Runners from all walks of life will propel from the 118th Boston Marathon starting line Monday morning. Credit: Brian Walters/Metro
For over a century, the Boston Marathon has been an event centered around sportsmanship, endurance and athleticism, but there’s no denying the face of the renowned race has been changed forever.
Today, millions will watch as thousands of runners, some elite, some first-timers, push themselves along the famous 26.2-mile route. Runners have not only picked themselves up, and dusted themselves off following the tragic events of last year — they have rallied in spirit.
“Certainly after the bombings last year, we all felt vulnerable, not only as citizens, but as runners,” said Brian Metzler, editor-in-chief of Competitor Magazine. “The act of running road races has been an expression of freedom. That’s still the case, but last year opened a lot of eyes.”

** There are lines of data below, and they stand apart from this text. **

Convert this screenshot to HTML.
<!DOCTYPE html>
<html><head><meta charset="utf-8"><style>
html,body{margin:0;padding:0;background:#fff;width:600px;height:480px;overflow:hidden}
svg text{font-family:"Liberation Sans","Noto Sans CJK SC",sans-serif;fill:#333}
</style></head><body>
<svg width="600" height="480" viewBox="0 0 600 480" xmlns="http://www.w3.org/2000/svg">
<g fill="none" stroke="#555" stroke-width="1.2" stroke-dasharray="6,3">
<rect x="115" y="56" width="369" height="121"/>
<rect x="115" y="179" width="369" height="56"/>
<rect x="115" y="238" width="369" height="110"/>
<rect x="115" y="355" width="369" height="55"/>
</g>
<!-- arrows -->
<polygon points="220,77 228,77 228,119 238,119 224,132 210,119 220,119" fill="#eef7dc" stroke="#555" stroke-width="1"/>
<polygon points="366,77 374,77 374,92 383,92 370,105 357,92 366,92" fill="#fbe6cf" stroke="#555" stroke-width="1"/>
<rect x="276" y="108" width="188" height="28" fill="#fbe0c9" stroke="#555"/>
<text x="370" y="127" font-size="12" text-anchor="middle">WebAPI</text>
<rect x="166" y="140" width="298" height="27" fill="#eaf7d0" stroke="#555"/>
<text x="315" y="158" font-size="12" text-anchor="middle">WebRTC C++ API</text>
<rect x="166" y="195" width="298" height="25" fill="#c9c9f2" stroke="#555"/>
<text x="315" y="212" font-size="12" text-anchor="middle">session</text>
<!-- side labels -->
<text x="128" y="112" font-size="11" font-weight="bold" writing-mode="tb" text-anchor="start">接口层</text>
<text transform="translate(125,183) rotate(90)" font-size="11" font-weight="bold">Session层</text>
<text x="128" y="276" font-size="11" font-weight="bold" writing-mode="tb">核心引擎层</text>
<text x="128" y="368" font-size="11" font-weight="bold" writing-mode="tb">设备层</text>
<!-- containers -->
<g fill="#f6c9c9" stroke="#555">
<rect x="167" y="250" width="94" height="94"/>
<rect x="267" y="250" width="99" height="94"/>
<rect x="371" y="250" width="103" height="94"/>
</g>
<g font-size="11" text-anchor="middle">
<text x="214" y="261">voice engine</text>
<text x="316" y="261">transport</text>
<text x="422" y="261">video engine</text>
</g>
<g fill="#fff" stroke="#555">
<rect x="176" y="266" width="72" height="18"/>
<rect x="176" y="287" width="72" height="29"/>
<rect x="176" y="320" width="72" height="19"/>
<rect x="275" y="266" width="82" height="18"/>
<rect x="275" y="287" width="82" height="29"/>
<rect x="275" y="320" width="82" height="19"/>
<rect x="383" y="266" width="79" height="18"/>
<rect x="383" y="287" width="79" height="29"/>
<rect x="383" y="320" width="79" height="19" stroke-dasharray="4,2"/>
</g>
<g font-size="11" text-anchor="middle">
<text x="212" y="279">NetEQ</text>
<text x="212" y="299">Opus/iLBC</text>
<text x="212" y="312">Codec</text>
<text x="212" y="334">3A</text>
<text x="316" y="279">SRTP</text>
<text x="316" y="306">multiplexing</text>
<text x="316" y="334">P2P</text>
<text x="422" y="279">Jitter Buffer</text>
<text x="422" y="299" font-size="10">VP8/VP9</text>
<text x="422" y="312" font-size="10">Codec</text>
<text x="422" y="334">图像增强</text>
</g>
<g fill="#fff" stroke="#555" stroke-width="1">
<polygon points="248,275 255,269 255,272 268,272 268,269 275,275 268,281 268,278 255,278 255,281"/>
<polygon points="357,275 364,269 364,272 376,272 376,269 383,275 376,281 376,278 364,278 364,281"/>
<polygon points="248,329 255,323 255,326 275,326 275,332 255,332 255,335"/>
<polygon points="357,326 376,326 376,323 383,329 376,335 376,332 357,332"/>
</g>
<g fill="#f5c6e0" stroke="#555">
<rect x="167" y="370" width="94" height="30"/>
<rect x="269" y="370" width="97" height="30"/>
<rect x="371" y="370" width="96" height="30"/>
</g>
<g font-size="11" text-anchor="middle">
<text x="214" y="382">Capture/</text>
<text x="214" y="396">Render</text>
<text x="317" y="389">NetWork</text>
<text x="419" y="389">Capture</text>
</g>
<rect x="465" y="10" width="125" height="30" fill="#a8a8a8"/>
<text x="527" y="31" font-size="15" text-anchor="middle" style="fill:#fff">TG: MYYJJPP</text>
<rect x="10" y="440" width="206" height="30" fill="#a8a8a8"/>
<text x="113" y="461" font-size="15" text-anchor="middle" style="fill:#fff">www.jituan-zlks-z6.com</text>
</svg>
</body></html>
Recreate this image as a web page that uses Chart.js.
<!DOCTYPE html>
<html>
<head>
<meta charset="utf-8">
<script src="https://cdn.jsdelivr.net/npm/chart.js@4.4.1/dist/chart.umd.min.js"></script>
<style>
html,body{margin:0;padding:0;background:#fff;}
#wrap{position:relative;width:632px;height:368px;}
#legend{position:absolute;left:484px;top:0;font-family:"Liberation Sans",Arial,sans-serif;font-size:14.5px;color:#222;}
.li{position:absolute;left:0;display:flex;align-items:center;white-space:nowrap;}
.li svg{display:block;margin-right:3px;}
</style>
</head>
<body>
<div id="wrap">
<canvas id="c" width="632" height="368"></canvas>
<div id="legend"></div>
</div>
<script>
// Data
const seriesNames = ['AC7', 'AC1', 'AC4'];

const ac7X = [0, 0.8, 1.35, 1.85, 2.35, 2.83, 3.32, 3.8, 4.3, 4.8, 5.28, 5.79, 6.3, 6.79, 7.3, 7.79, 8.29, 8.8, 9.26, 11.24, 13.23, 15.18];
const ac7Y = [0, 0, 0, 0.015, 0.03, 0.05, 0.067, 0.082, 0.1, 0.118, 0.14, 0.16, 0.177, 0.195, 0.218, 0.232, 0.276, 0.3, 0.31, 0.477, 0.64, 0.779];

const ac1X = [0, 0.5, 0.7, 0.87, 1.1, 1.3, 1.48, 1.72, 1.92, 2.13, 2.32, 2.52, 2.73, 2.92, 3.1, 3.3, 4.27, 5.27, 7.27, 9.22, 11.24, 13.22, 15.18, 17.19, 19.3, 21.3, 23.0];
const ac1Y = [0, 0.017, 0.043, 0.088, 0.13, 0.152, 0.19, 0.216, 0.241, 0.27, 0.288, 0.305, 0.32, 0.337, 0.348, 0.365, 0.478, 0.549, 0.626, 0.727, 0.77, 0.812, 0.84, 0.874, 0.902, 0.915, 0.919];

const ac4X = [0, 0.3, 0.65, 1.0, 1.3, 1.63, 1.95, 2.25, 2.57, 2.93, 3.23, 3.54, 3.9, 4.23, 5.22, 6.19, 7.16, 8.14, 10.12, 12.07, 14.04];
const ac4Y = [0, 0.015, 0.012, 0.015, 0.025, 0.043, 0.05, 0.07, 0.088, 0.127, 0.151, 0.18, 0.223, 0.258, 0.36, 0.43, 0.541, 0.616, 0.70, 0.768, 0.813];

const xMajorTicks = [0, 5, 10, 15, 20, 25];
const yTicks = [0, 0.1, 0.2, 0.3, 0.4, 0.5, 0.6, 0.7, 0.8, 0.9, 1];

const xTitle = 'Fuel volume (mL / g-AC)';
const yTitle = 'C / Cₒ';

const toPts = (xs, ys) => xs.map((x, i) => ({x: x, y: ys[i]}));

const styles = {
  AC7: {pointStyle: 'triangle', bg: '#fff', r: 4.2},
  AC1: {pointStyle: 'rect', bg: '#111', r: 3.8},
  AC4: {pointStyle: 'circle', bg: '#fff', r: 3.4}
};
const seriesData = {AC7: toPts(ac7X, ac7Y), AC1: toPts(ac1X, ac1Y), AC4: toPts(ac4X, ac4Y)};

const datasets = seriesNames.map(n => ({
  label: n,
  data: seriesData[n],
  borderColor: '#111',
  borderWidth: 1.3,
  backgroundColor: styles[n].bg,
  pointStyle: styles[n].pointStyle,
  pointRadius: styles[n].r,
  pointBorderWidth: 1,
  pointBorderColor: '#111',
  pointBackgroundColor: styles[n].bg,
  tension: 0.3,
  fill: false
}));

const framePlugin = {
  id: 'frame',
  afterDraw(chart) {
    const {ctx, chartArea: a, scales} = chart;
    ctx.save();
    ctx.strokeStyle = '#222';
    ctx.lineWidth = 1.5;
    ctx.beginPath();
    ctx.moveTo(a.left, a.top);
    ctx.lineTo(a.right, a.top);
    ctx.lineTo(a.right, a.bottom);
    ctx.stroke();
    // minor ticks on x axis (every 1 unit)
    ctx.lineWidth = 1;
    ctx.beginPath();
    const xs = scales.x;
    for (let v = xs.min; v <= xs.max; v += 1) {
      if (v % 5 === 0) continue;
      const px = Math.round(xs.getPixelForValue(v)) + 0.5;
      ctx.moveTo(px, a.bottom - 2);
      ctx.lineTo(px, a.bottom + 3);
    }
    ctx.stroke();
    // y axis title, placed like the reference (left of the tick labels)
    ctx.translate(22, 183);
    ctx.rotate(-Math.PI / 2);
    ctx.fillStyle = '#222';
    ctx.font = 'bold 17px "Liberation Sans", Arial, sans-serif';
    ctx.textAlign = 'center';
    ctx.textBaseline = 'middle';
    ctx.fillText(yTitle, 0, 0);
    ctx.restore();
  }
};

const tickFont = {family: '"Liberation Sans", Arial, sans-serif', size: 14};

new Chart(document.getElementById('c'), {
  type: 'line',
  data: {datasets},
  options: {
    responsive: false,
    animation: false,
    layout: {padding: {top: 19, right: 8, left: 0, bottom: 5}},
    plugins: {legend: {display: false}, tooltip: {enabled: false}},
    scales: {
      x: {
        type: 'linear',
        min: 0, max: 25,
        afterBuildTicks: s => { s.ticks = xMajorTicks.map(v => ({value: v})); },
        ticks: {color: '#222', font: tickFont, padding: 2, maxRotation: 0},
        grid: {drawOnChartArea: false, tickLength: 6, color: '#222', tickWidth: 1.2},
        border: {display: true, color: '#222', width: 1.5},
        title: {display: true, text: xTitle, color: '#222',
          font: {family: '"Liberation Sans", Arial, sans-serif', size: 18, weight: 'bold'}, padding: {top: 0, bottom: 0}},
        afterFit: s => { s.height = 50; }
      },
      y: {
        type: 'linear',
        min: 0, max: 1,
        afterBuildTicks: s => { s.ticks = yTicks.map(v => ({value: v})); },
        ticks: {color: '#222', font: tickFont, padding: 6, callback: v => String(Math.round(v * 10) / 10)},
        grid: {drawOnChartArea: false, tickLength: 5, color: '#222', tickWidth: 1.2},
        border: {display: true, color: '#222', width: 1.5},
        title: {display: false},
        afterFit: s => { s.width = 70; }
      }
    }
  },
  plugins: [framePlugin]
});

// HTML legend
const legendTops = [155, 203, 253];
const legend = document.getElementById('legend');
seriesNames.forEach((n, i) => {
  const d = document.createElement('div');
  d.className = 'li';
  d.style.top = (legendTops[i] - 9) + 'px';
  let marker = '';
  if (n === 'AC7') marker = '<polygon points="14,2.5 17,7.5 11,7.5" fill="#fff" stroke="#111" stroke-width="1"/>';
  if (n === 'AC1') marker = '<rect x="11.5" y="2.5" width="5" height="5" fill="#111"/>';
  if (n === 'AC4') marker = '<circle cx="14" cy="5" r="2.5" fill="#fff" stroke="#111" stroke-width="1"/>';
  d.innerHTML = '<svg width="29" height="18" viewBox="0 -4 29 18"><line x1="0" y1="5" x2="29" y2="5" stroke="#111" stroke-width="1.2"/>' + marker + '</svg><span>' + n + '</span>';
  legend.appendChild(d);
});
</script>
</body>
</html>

The results aren’t all bad, according to Metzler, who points to the massive outpouring of participation this year. More than 35,660 official participants are expected to tackle today’s race.
"There was much more interest in qualifying for Boston over the past year,” said Metzler. "Even the half-marathon numbers were up; running has continued to soar. It would be much worse if the numbers went down.”

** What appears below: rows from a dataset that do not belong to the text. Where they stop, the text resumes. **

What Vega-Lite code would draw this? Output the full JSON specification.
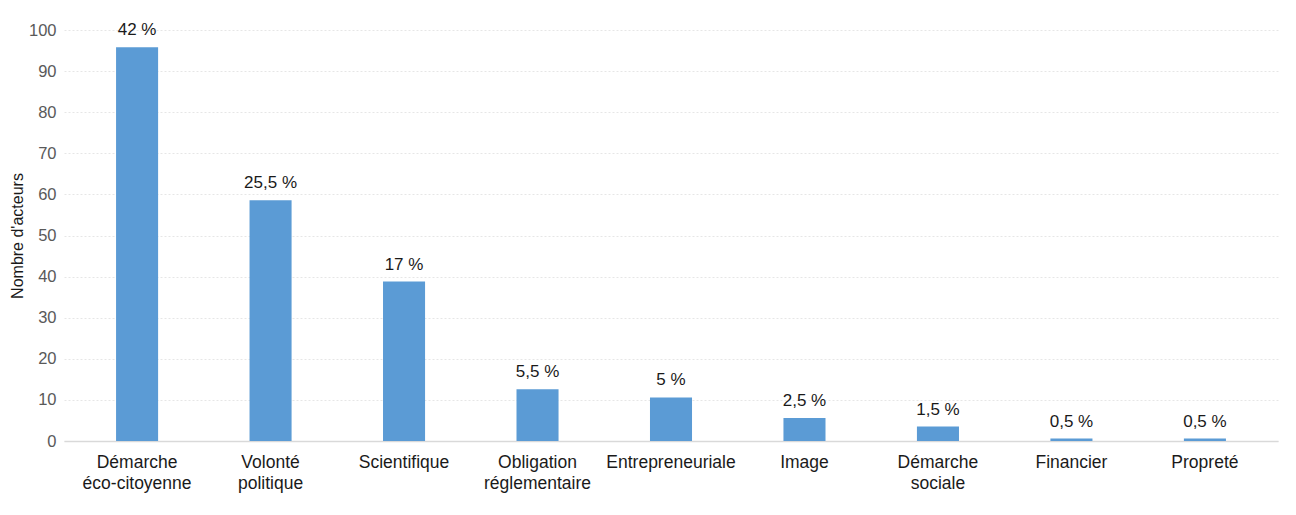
{
  "$schema": "https://vega.github.io/schema/vega-lite/v6.json",
  "autosize": {"type": "none"},
  "padding": {"left": 64, "top": 30, "right": 18, "bottom": 74},
  "width": 1214,
  "height": 411,
  "background": "white",
  "config": {
    "font": "Liberation Sans",
    "view": {"stroke": null}
  },
  "data": {
    "values": [
      {"cat": "Démarche éco-citoyenne", "n": 95.8, "pct": "42 %"},
      {"cat": "Volonté politique", "n": 58.6, "pct": "25,5 %"},
      {"cat": "Scientifique", "n": 38.8, "pct": "17 %"},
      {"cat": "Obligation réglementaire", "n": 12.6, "pct": "5,5 %"},
      {"cat": "Entrepreneuriale", "n": 10.6, "pct": "5 %"},
      {"cat": "Image", "n": 5.6, "pct": "2,5 %"},
      {"cat": "Démarche sociale", "n": 3.5, "pct": "1,5 %"},
      {"cat": "Financier", "n": 0.6, "pct": "0,5 %"},
      {"cat": "Propreté", "n": 0.6, "pct": "0,5 %"}
    ]
  },
  "encoding": {
    "x": {
      "field": "cat",
      "type": "nominal",
      "sort": null,
      "scale": {"paddingInner": 0.685, "paddingOuter": 0.39},
      "axis": {
        "title": null,
        "labelAngle": 0,
        "labelExpr": "split(datum.label, ' ')",
        "labelFontSize": 17.5,
        "labelColor": "#1a1a1a",
        "labelPadding": 12,
        "labelLineHeight": 21,
        "labelBaseline": "top",
        "ticks": false,
        "domainColor": "#d9d9d9",
        "domainWidth": 1.5,
        "grid": false
      }
    },
    "y": {
      "field": "n",
      "type": "quantitative",
      "scale": {"domain": [0, 100], "nice": false},
      "axis": {
        "title": "Nombre d'acteurs",
        "titleFontSize": 16,
        "titleFontWeight": "normal",
        "titleColor": "#1a1a1a",
        "titlePadding": 3,
        "values": [0, 10, 20, 30, 40, 50, 60, 70, 80, 90, 100],
        "labelFontSize": 16.5,
        "labelColor": "#595959",
        "labelPadding": 8,
        "ticks": false,
        "domain": false,
        "gridColor": "#e6e6e6",
        "gridDash": [2, 2],
        "gridWidth": 1
      }
    }
  },
  "layer": [
    {"mark": {"type": "bar", "color": "#5b9bd5"}},
    {
      "mark": {"type": "text", "dy": -8, "baseline": "bottom", "fontSize": 17, "color": "#1a1a1a"},
      "encoding": {"text": {"field": "pct"}}
    }
  ]
}
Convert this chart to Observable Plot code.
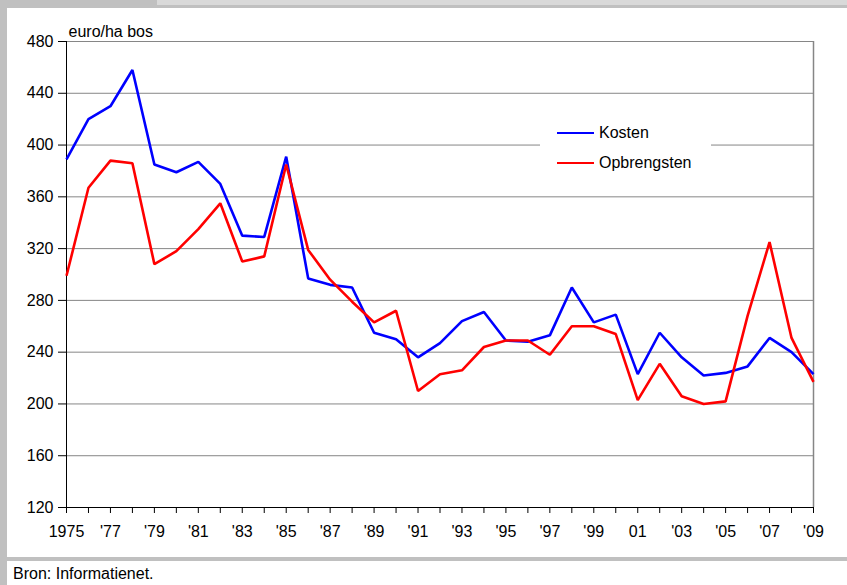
<!DOCTYPE html>
<html>
<head>
<meta charset="utf-8">
<script src="https://cdn.jsdelivr.net/npm/d3@7"></script>
<script src="https://cdn.jsdelivr.net/npm/@observablehq/plot@0.6"></script>
<style>
  html, body { margin: 0; padding: 0; background: #fff; }
  body { width: 847px; height: 585px; position: relative; overflow: hidden;
         font-family: "Liberation Sans", Arial, sans-serif; }
  #chart { position: absolute; left: 0; top: 0; }
  .bar { position: absolute; background: #c0c0c0; }
  #legend { position: absolute; left: 540px; top: 117px; width: 171px; height: 62px; background: #fff;
            font-size: 16px; color: #000; }
  .item { position: absolute; left: 17px; height: 20px; display: flex; align-items: center; }
  .swatch { width: 37px; height: 2.5px; margin-right: 5px; }
  #caption { position: absolute; left: 13px; top: 565px; font-size: 16px; color: #000; }
</style>
</head>
<body>
<div class="bar" style="left:0;top:0;width:847px;height:8px;"></div>
<div style="position:absolute;left:157px;top:0;width:690px;height:5px;background:#d9d9d9;"></div>
<div class="bar" style="left:0;top:0;width:7px;height:585px;"></div>
<div class="bar" style="left:0;top:557px;width:847px;height:4px;"></div>
<div id="chart"></div>
<div id="legend"></div>
<div id="caption">Bron: Informatienet.</div>
<script>
const years = [1975,1976,1977,1978,1979,1980,1981,1982,1983,1984,1985,1986,1987,1988,1989,1990,1991,1992,1993,1994,1995,1996,1997,1998,1999,2000,2001,2002,2003,2004,2005,2006,2007,2008,2009];
const kosten = [389,420,430,458,385,379,387,370,330,329,391,297,292,290,255,250,236,247,264,271,249,248,253,290,263,269,223,255,236,222,224,229,251,240,223];
const opbrengsten = [299,367,388,386,308,318,335,355,310,314,385,319,296,279,263,272,210,223,226,244,249,249,238,260,260,254,203,231,206,200,202,268,325,251,217];
const seriesNames = ["Kosten", "Opbrengsten"];
const seriesColors = ["#0000ff", "#ff0000"];
const yTicks = [120,160,200,240,280,320,360,400,440,480];
const xLabelYears = [1975,1977,1979,1981,1983,1985,1987,1989,1991,1993,1995,1997,1999,2001,2003,2005,2007,2009];
const xLabels = ["1975","'77","'79","'81","'83","'85","'87","'89","'91","'93","'95","'97","'99","01","'03","'05","'07","'09"];
const yUnit = "euro/ha bos";

const labelMap = new Map(xLabelYears.map((y, i) => [y, xLabels[i]]));
const rows = [];
seriesNames.forEach((name, s) => {
  const vals = s === 0 ? kosten : opbrengsten;
  years.forEach((yr, i) => rows.push({ series: name, year: yr, value: vals[i] }));
});

const chart = Plot.plot({
  width: 847,
  height: 558,
  marginLeft: 66,
  marginRight: 34,
  marginTop: 41,
  marginBottom: 51,
  style: { fontFamily: "'Liberation Sans', Arial, sans-serif", fontSize: "16px", color: "#000", background: "transparent", overflow: "visible" },
  x: { domain: [1975, 2009] },
  y: { domain: [120, 480] },
  color: { domain: seriesNames, range: seriesColors },
  marks: [
    Plot.gridY(yTicks.filter(v => v > 120), { stroke: "#868686", strokeOpacity: 1, strokeWidth: 1 }),
    Plot.ruleX([2009], { stroke: "#868686", strokeWidth: 1.5 }),
    Plot.axisY({ ticks: yTicks, tickSize: 8, tickPadding: 5, label: null, tickFormat: d => String(d) }),
    Plot.axisX({ ticks: years, tickSize: 6, tickPadding: 12, label: null, tickFormat: d => labelMap.get(d) ?? "" }),
    Plot.ruleX([1975], { stroke: "#000", strokeWidth: 1 }),
    Plot.ruleY([120], { stroke: "#000", strokeWidth: 1 }),
    Plot.line(rows, { x: "year", y: "value", z: "series", stroke: "series", strokeWidth: 2.6, strokeLinejoin: "miter", strokeLinecap: "butt" }),
    Plot.text([yUnit], { x: 1975, y: 480, frameAnchor: "top-left", textAnchor: "start", dx: 2, dy: -16, fontSize: 16 })
  ]
});
document.getElementById("chart").appendChild(chart);

const legend = document.getElementById("legend");
seriesNames.forEach((name, i) => {
  const item = document.createElement("div");
  item.className = "item";
  item.style.top = (6 + i * 30) + "px";
  const sw = document.createElement("div");
  sw.className = "swatch";
  sw.style.background = seriesColors[i];
  const label = document.createElement("span");
  label.textContent = name;
  item.appendChild(sw);
  item.appendChild(label);
  legend.appendChild(item);
});
</script>
</body>
</html>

The immense starting field size, which is the largest since the 1996 centennial marathon, begs questions of whether runners today will be hindered by cramped roads and crowds.

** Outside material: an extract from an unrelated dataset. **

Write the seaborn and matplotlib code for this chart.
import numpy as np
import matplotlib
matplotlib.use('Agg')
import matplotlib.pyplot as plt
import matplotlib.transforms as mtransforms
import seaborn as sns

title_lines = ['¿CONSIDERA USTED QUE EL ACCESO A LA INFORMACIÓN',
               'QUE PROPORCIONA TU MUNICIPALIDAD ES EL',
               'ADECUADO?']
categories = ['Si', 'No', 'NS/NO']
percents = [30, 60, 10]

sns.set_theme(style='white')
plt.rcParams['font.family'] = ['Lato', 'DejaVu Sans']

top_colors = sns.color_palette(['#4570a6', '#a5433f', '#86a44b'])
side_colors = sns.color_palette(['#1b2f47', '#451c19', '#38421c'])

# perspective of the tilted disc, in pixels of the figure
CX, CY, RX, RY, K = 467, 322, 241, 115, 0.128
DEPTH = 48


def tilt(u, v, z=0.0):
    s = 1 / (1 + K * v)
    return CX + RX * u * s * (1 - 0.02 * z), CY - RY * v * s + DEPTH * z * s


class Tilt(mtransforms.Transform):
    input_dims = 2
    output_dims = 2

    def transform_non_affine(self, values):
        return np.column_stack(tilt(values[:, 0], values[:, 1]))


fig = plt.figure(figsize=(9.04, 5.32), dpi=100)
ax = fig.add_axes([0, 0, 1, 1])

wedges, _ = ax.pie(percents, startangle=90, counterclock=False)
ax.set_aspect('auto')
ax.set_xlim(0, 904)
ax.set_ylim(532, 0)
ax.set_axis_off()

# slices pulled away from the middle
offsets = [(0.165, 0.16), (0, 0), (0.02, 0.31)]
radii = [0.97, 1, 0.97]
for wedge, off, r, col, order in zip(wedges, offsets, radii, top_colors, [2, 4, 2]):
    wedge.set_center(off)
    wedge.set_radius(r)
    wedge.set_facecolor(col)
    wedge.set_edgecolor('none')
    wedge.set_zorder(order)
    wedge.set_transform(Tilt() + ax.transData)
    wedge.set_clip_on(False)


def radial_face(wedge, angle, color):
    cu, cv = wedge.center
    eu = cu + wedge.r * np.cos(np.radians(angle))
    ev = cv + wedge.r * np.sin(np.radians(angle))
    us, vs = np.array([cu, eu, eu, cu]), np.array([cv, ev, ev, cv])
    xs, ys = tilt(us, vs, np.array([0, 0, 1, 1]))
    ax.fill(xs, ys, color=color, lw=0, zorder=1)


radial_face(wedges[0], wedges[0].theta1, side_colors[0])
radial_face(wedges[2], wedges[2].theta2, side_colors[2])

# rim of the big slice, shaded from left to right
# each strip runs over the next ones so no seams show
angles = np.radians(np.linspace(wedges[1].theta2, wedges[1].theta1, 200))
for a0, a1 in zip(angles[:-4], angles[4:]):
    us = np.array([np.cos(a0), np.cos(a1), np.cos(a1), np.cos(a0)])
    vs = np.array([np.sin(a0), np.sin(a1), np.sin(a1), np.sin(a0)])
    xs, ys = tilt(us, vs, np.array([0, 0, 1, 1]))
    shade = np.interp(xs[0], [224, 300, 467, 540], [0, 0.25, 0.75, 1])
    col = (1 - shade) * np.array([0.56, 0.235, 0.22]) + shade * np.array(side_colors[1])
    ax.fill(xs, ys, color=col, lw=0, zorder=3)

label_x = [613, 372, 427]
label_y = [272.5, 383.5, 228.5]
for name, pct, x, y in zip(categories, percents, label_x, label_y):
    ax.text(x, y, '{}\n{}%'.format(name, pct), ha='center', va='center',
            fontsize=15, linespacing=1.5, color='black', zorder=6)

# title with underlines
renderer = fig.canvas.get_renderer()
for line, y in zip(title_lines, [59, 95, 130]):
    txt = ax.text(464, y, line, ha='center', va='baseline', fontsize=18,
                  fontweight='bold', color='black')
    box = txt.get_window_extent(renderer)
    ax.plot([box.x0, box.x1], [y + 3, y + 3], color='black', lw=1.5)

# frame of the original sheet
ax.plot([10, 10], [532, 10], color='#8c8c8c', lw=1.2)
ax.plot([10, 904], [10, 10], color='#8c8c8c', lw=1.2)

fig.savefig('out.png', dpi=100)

Marathoners cross the finish line at the 113th Boston Marathon. Photo by B.B. Ames/Metro.
"Because the BAA has been through this before with the centennial, they know what it takes to pull off a big race. Certainly it is going to be a bigger organizational endeavor, but as far as runners go, I don’t think they'll feel too much of an impact," Metzler said.
In the opinion of Sports Museum Curator Richard Johnson, last year's bombing has changed the race "not a bit."
"I think it’s the world that has changed, not the race. The Boston Marathon is the event of the year here. What happened last year makes the Marathon all the more important as a refuge, a symbol of all that’s good about sports and community,” said Johnson.
“I don’t think the world is ever going to go back to normal – not only after the events of a year ago, but of 9/11. It is part of the larger world – the larger world intruded upon the sanctity of the Boston Marathon. I think it will now be even more precious to us, as will any communal event," he said.